---------- DATA EXTRACT ----------

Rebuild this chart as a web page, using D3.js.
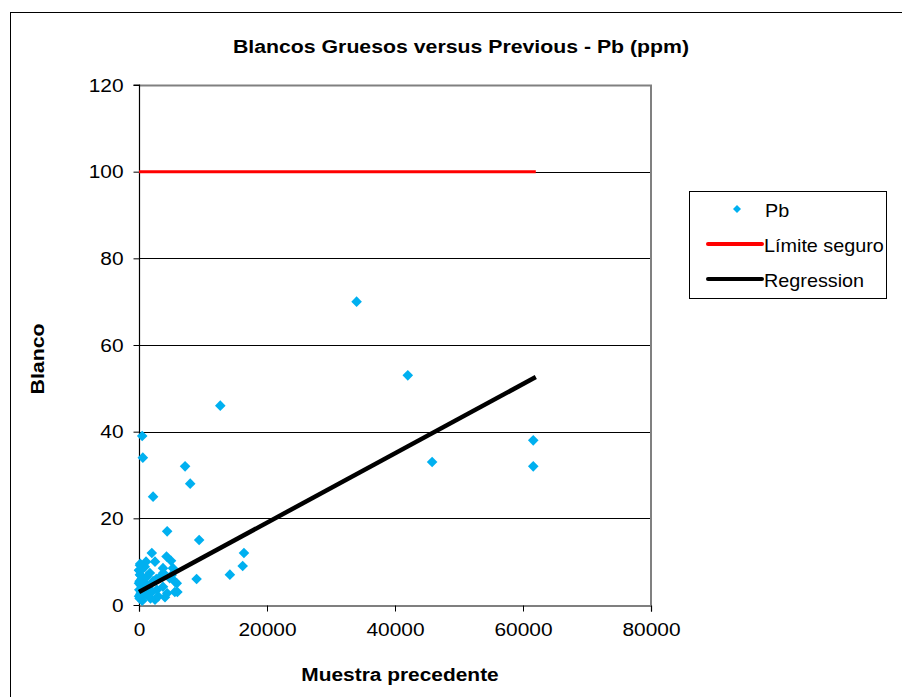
<!DOCTYPE html>
<html>
<head>
<meta charset="utf-8">
<script src="https://cdn.jsdelivr.net/npm/d3@7"></script>
<style>
  html, body { margin: 0; padding: 0; background: #fff; }
  svg { display: block; font-family: "Liberation Sans", Arial, sans-serif; }
</style>
</head>
<body>
<svg id="chart" width="902" height="697"></svg>
<script>
// Pb in coarse blanks vs. the preceding sample (ppm)
const previousPb = [
  34000, 42000, 12700, 61600, 61600, 45800, 500, 600, 7200, 8000,
  2200, 4400, 9400, 16400, 16200, 14200, 9000,
  2000, 4300, 5000, 1100, 2500, 150, 900, 3750, 5300, 1700,
  3800, 5100, 3300, 4800, 5600, 5900, 3750, 6000, 4400, 5600,
  1250, 2500, 4060,
  100, 200, 50, 300, 100, 400, 150, 50, 300, 600, 800, 700,
  1000, 1200, 1500, 2000, 2200, 2800, 3000, 2700, 500, 1800,
  0, 0, 0, 250, 450, 200
];
const blankPb = [
  70, 53, 46, 38, 32, 33, 39, 34, 32, 28,
  25, 17, 15, 12, 9, 7, 6,
  12, 11.2, 10.2, 10, 10, 9.2, 8.8, 8.5, 8.5, 7.4,
  7.4, 6.9, 6.5, 6.2, 5.4, 5, 4.2, 3, 2.7, 3,
  2.3, 1.2, 1.8,
  1.5, 2.5, 3.5, 4.5, 5.5, 6, 7, 8, 3, 2, 4, 6,
  5, 6.5, 4, 3, 5.5, 3.5, 2, 6, 1, 1.5,
  2, 5, 8, 6.8, 8.2, 9.5
];

// Safe limit and fitted regression line end points
const limitX = [0, 62000];
const limitY = [100, 100];
const regressionX = [0, 62000];
const regressionY = [3.0, 52.6];

const xTicks = [0, 20000, 40000, 60000, 80000];
const yTicks = [0, 20, 40, 60, 80, 100, 120];

const titleText = "Blancos Gruesos versus Previous - Pb (ppm)";
const xTitle = "Muestra precedente";
const yTitle = "Blanco";
const legendLabels = ["Pb", "Límite seguro", "Regression"];

const svg = d3.select("#chart");

// outer chart frame
svg.append("rect")
  .attr("x", 10.5).attr("y", 12.5)
  .attr("width", 900).attr("height", 700)
  .attr("fill", "#fff").attr("stroke", "#000").attr("stroke-width", 1);

const plot = { left: 139, right: 651, top: 85, bottom: 605 };

const x = d3.scaleLinear().domain([0, 80000]).range([plot.left, plot.right]);
const y = d3.scaleLinear().domain([0, 120]).range([plot.bottom, plot.top]);

// horizontal gridlines
svg.append("g")
  .selectAll("line")
  .data(yTicks.filter(d => d > 0 && d < 120))
  .join("line")
  .attr("x1", plot.left).attr("x2", plot.right)
  .attr("y1", d => Math.round(y(d)) + 0.5).attr("y2", d => Math.round(y(d)) + 0.5)
  .attr("stroke", "#000").attr("stroke-width", 1);

// plot area border (top and right)
svg.append("path")
  .attr("d", `M${plot.left},${plot.top + 0.5}H${plot.right}V${plot.bottom}`)
  .attr("fill", "none").attr("stroke", "#808080").attr("stroke-width", 2);

// axes
const yAxis = d3.axisLeft(y).tickValues(yTicks).tickSize(6).tickPadding(10).tickFormat(d3.format("d"));
const xAxis = d3.axisBottom(x).tickValues(xTicks).tickSize(6).tickPadding(11).tickFormat(d3.format("d"));

const gy = svg.append("g")
  .attr("transform", `translate(${plot.left + 0.5},0)`)
  .call(yAxis);
const gx = svg.append("g")
  .attr("transform", `translate(0,${plot.bottom + 0.5})`)
  .call(xAxis);

[gx, gy].forEach(g => {
  g.select(".domain").attr("stroke", "#000").attr("stroke-width", 1.2);
  g.selectAll(".tick line").attr("stroke", "#000");
  g.selectAll(".tick text")
    .attr("fill", "#000")
    .style("font-size", "19px")
    .style("font-family", "'Liberation Sans', Arial, sans-serif");
});
// slightly wide label face
gx.selectAll(".tick text").attr("transform", "scale(1.1,1)");
gy.selectAll(".tick text").attr("x", -16 / 1.1).attr("transform", "scale(1.1,1)");
gy.select(".domain").attr("d", `M-6,${y(120)}H0V${y(0)}`);

// safe limit line
const line = d3.line().x(d => x(d[0])).y(d => y(d[1]));
svg.append("path")
  .datum(d3.zip(limitX, limitY))
  .attr("d", line)
  .attr("fill", "none").attr("stroke", "#ff0000").attr("stroke-width", 3);

// scatter points
const diamond = "M0,-5.3L5.3,0L0,5.3L-5.3,0Z";
svg.append("g")
  .selectAll("path")
  .data(d3.zip(previousPb, blankPb))
  .join("path")
  .attr("d", diamond)
  .attr("transform", d => `translate(${x(d[0])},${y(d[1])})`)
  .attr("fill", "#00b0f0");

// regression line
svg.append("path")
  .datum(d3.zip(regressionX, regressionY))
  .attr("d", line)
  .attr("fill", "none").attr("stroke", "#000").attr("stroke-width", 4.5);

// titles
svg.append("text")
  .attr("transform", "translate(461,53) scale(1.12,1)")
  .attr("text-anchor", "middle")
  .style("font-size", "19px").style("font-weight", "bold")
  .text(titleText);

svg.append("text")
  .attr("transform", "translate(400,681) scale(1.1,1)")
  .attr("text-anchor", "middle")
  .style("font-size", "19px").style("font-weight", "bold")
  .text(xTitle);

svg.append("text")
  .attr("transform", "translate(44,359) rotate(-90) scale(1.12,1)")
  .attr("text-anchor", "middle")
  .style("font-size", "19px").style("font-weight", "bold")
  .text(yTitle);

// legend
const legend = svg.append("g");
legend.append("rect")
  .attr("x", 689.5).attr("y", 191.5)
  .attr("width", 197).attr("height", 107)
  .attr("fill", "#fff").attr("stroke", "#000").attr("stroke-width", 1);

const rows = [209, 244, 279];
legend.append("path")
  .attr("d", "M0,-4L4,0L0,4L-4,0Z")
  .attr("transform", `translate(737,${rows[0]})`)
  .attr("fill", "#00b0f0");
legend.append("line")
  .attr("x1", 708).attr("x2", 762).attr("y1", rows[1]).attr("y2", rows[1])
  .attr("stroke", "#ff0000").attr("stroke-width", 4).attr("stroke-linecap", "round");
legend.append("line")
  .attr("x1", 708).attr("x2", 762).attr("y1", rows[2]).attr("y2", rows[2])
  .attr("stroke", "#000").attr("stroke-width", 4).attr("stroke-linecap", "round");

legend.selectAll("text.lbl")
  .data(legendLabels)
  .join("text")
  .attr("class", "lbl")
  .attr("transform", (d, i) => `translate(${i === 0 ? 765 : 764},${rows[i] + 8}) scale(1.1,1)`)
  .style("font-size", "18px")
  .text(d => d);
</script>
</body>
</html>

----------

Keep only the lines that hold the string "chart", and copy them out.

Rebuild this chart as a web page, using D3.js.
<svg id="chart" width="902" height="697"></svg>
const svg = d3.select("#chart");
// outer chart frame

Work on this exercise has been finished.